- Stated problem
Copy everything in the data below exactly except the pictures.

- Given material
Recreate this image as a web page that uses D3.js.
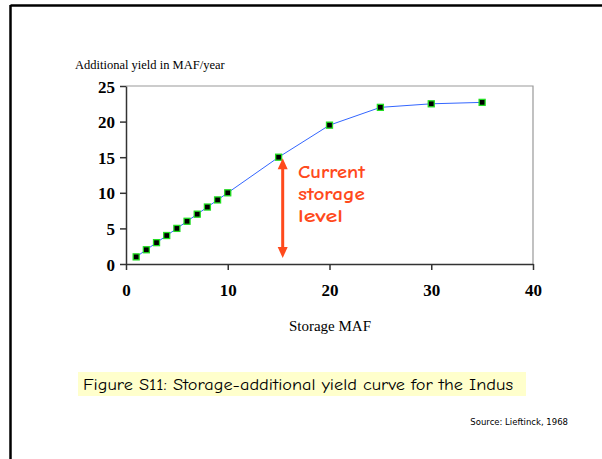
<!DOCTYPE html>
<html><head><meta charset="utf-8">
<script src="https://cdn.jsdelivr.net/npm/d3@7"></script>
<style>body{margin:0;background:#fff}svg{display:block}</style>
</head><body>
<svg id="c" width="602" height="459"></svg>
<script>
const storage = [1,2,3,4,5,6,7,8,9,10,15,20,25,30,35];
const yieldVals = [1,2,3,4,5,6,7,8,9,10,15,19.5,22,22.5,22.7];
const xTicks = [0,10,20,30,40];
const yTicks = [0,5,10,15,20,25];
const currentStorage = 15.4;
const annotationLines = ["Current","storage","level"];

const svg = d3.select("#c");
svg.append("line").attr("x1",10.5).attr("x2",602).attr("y1",5.5).attr("y2",5.5).attr("stroke","#000").attr("stroke-width",2.5);
svg.append("line").attr("x1",10.5).attr("x2",10.5).attr("y1",5).attr("y2",459).attr("stroke","#000").attr("stroke-width",2.5);

const x = d3.scaleLinear().domain([0,40]).range([126,533]);
const y = d3.scaleLinear().domain([0,25]).range([264,86]);

svg.append("path").attr("d",`M${x(0)},${y(25)}H${x(40)}V${y(0)}`).attr("fill","none").attr("stroke","#999").attr("stroke-width",1.2);

const xa = svg.append("g").attr("transform",`translate(0,${y(0)})`)
  .call(d3.axisBottom(x).tickValues(xTicks).tickSize(6).tickSizeOuter(0).tickPadding(14));
const ya = svg.append("g").attr("transform",`translate(${x(0)},0)`)
  .call(d3.axisLeft(y).tickValues(yTicks).tickSize(6).tickSizeOuter(0).tickPadding(5));
[xa,ya].forEach(a=>{
  a.selectAll("path,line").attr("stroke","#333").attr("stroke-width",1.5);
  a.selectAll("text").attr("font-family","Liberation Serif, serif").attr("font-weight","bold").attr("font-size",17).attr("fill","#000");
});
ya.selectAll("text").attr("dy","0.36em");

svg.append("path").datum(storage.map((s,i)=>[s,yieldVals[i]]))
  .attr("d",d3.line().x(d=>x(d[0])).y(d=>y(d[1])))
  .attr("fill","none").attr("stroke","#3366ff").attr("stroke-width",1);
svg.selectAll("rect.m").data(storage).join("rect").attr("class","m")
  .attr("x",(d)=>x(d)-3).attr("y",(d,i)=>y(yieldVals[i])-3)
  .attr("width",6).attr("height",6).attr("fill","#000").attr("stroke","#22dd22").attr("stroke-width",1.3);

const red = "#ff4a1c";
const ax = x(currentStorage);
svg.append("line").attr("x1",ax).attr("x2",ax).attr("y1",y(15)+10).attr("y2",y(0)-15).attr("stroke",red).attr("stroke-width",3);
svg.append("path").attr("d",`M${ax-5},${y(15)+12}L${ax},${y(15)+1}L${ax+5},${y(15)+12}Z`).attr("fill",red);
svg.append("path").attr("d",`M${ax-5},${y(0)-17}L${ax},${y(0)-6}L${ax+5},${y(0)-17}Z`).attr("fill",red);
const ann = svg.append("text").attr("fill",red)
  .attr("font-family","Comic Sans MS, Comic Neue, DejaVu Sans, sans-serif").attr("font-size",19).attr("font-weight","bold");
const annW = [67,67,45];
ann.selectAll("tspan").data(annotationLines).join("tspan")
  .attr("x",298).attr("y",(d,i)=>178+i*22).attr("textLength",(d,i)=>annW[i]).attr("lengthAdjust","spacingAndGlyphs").text(d=>d);

svg.append("text").attr("x",75).attr("y",69).attr("font-family","Liberation Serif, serif").attr("font-size",12.5).text("Additional yield in MAF/year");
svg.append("text").attr("x",330).attr("y",331).attr("text-anchor","middle").attr("font-family","Liberation Serif, serif").attr("font-size",15).text("Storage MAF");

svg.append("rect").attr("x",78).attr("y",372).attr("width",448).attr("height",24).attr("fill","#ffffcc");
svg.append("text").attr("x",83).attr("y",390).attr("font-family","Comic Sans MS, Comic Neue, DejaVu Sans, sans-serif").attr("font-size",16.5)
  .attr("textLength",430).attr("lengthAdjust","spacingAndGlyphs").text("Figure S11: Storage-additional yield curve for the Indus");
svg.append("text").attr("x",568).attr("y",425).attr("text-anchor","end").attr("font-family","Comic Sans MS, DejaVu Sans, sans-serif").attr("font-size",8.5).text("Source: Lieftinck, 1968");
</script>
</body></html>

- Exercise answer
Recreate this image as a web page that uses D3.js.
<!DOCTYPE html>
<html><head><meta charset="utf-8">
<script src="https://cdn.jsdelivr.net/npm/d3@7"></script>
<style>body{margin:0;background:#fff}svg{display:block}</style>
</head><body>
<svg id="c" width="602" height="459"></svg>
<script>
const storage = [1,2,3,4,5,6,7,8,9,10,15,20,25,30,35];
const yieldVals = [1,2,3,4,5,6,7,8,9,10,15,19.5,22,22.5,22.7];
const xTicks = [0,10,20,30,40];
const yTicks = [0,5,10,15,20,25];
const currentStorage = 15.4;
const annotationLines = ["Current","storage","level"];

const svg = d3.select("#c");
svg.append("line").attr("x1",10.5).attr("x2",602).attr("y1",5.5).attr("y2",5.5).attr("stroke","#000").attr("stroke-width",2.5);
svg.append("line").attr("x1",10.5).attr("x2",10.5).attr("y1",5).attr("y2",459).attr("stroke","#000").attr("stroke-width",2.5);

const x = d3.scaleLinear().domain([0,40]).range([126,533]);
const y = d3.scaleLinear().domain([0,25]).range([264,86]);

svg.append("path").attr("d",`M${x(0)},${y(25)}H${x(40)}V${y(0)}`).attr("fill","none").attr("stroke","#999").attr("stroke-width",1.2);

const xa = svg.append("g").attr("transform",`translate(0,${y(0)})`)
  .call(d3.axisBottom(x).tickValues(xTicks).tickSize(6).tickSizeOuter(0).tickPadding(14));
const ya = svg.append("g").attr("transform",`translate(${x(0)},0)`)
  .call(d3.axisLeft(y).tickValues(yTicks).tickSize(6).tickSizeOuter(0).tickPadding(5));
[xa,ya].forEach(a=>{
  a.selectAll("path,line").attr("stroke","#333").attr("stroke-width",1.5);
  a.selectAll("text").attr("font-family","Liberation Serif, serif").attr("font-weight","bold").attr("font-size",17).attr("fill","#000");
});
ya.selectAll("text").attr("dy","0.36em");

svg.append("path").datum(storage.map((s,i)=>[s,yieldVals[i]]))
  .attr("d",d3.line().x(d=>x(d[0])).y(d=>y(d[1])))
  .attr("fill","none").attr("stroke","#3366ff").attr("stroke-width",1);
svg.selectAll("rect.m").data(storage).join("rect").attr("class","m")
  .attr("x",(d)=>x(d)-3).attr("y",(d,i)=>y(yieldVals[i])-3)
  .attr("width",6).attr("height",6).attr("fill","#000").attr("stroke","#22dd22").attr("stroke-width",1.3);

const red = "#ff4a1c";
const ax = x(currentStorage);
svg.append("line").attr("x1",ax).attr("x2",ax).attr("y1",y(15)+10).attr("y2",y(0)-15).attr("stroke",red).attr("stroke-width",3);
svg.append("path").attr("d",`M${ax-5},${y(15)+12}L${ax},${y(15)+1}L${ax+5},${y(15)+12}Z`).attr("fill",red);
svg.append("path").attr("d",`M${ax-5},${y(0)-17}L${ax},${y(0)-6}L${ax+5},${y(0)-17}Z`).attr("fill",red);
const ann = svg.append("text").attr("fill",red)
  .attr("font-family","Comic Sans MS, Comic Neue, DejaVu Sans, sans-serif").attr("font-size",19).attr("font-weight","bold");
const annW = [67,67,45];
ann.selectAll("tspan").data(annotationLines).join("tspan")
  .attr("x",298).attr("y",(d,i)=>178+i*22).attr("textLength",(d,i)=>annW[i]).attr("lengthAdjust","spacingAndGlyphs").text(d=>d);

svg.append("text").attr("x",75).attr("y",69).attr("font-family","Liberation Serif, serif").attr("font-size",12.5).text("Additional yield in MAF/year");
svg.append("text").attr("x",330).attr("y",331).attr("text-anchor","middle").attr("font-family","Liberation Serif, serif").attr("font-size",15).text("Storage MAF");

svg.append("rect").attr("x",78).attr("y",372).attr("width",448).attr("height",24).attr("fill","#ffffcc");
svg.append("text").attr("x",83).attr("y",390).attr("font-family","Comic Sans MS, Comic Neue, DejaVu Sans, sans-serif").attr("font-size",16.5)
  .attr("textLength",430).attr("lengthAdjust","spacingAndGlyphs").text("Figure S11: Storage-additional yield curve for the Indus");
svg.append("text").attr("x",568).attr("y",425).attr("text-anchor","end").attr("font-family","Comic Sans MS, DejaVu Sans, sans-serif").attr("font-size",8.5).text("Source: Lieftinck, 1968");
</script>
</body></html>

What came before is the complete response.